• Exercise brief:
Quote the data exactly, first line to the line containing "ax = fig.add_axes([0.03125, 0.2064, 0.961, 0.778])", with no pictures.

• Stored data:
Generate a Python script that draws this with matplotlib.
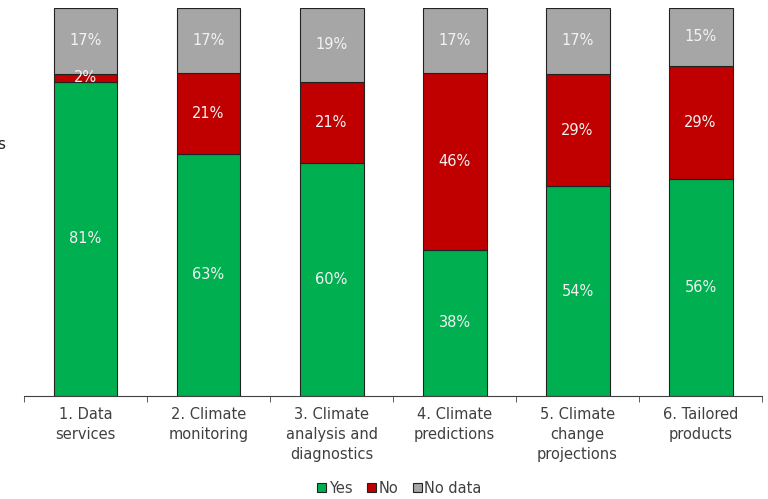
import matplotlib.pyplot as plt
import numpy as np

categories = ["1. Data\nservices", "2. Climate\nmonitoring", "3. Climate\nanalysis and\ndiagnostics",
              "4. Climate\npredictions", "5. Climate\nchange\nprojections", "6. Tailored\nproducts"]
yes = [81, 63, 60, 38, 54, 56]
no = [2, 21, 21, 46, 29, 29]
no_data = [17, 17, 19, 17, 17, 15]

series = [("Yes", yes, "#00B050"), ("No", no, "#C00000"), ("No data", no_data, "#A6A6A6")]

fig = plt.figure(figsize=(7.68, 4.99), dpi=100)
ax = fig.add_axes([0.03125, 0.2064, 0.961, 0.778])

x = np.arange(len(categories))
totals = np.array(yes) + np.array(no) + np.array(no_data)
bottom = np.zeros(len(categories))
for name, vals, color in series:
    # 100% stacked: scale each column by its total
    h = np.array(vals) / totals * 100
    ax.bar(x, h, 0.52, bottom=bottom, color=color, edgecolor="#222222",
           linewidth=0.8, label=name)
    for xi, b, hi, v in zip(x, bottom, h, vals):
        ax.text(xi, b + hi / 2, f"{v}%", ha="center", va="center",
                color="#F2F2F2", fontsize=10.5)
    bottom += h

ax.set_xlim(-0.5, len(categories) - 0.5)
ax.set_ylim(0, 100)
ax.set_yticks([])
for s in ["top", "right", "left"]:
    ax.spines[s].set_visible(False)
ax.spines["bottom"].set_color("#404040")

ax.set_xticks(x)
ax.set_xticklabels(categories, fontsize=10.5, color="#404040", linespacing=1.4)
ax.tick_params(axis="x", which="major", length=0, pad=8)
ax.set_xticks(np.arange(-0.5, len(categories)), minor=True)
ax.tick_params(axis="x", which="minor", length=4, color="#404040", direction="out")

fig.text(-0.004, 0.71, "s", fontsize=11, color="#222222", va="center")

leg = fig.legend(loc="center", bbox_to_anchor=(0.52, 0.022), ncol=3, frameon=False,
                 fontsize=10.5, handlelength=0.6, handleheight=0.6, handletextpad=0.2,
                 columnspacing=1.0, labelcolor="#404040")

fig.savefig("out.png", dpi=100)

• Solution for this task:
Generate a Python script that draws this with matplotlib.
import matplotlib.pyplot as plt
import numpy as np

categories = ["1. Data\nservices", "2. Climate\nmonitoring", "3. Climate\nanalysis and\ndiagnostics",
              "4. Climate\npredictions", "5. Climate\nchange\nprojections", "6. Tailored\nproducts"]
yes = [81, 63, 60, 38, 54, 56]
no = [2, 21, 21, 46, 29, 29]
no_data = [17, 17, 19, 17, 17, 15]

series = [("Yes", yes, "#00B050"), ("No", no, "#C00000"), ("No data", no_data, "#A6A6A6")]

fig = plt.figure(figsize=(7.68, 4.99), dpi=100)
ax = fig.add_axes([0.03125, 0.2064, 0.961, 0.778])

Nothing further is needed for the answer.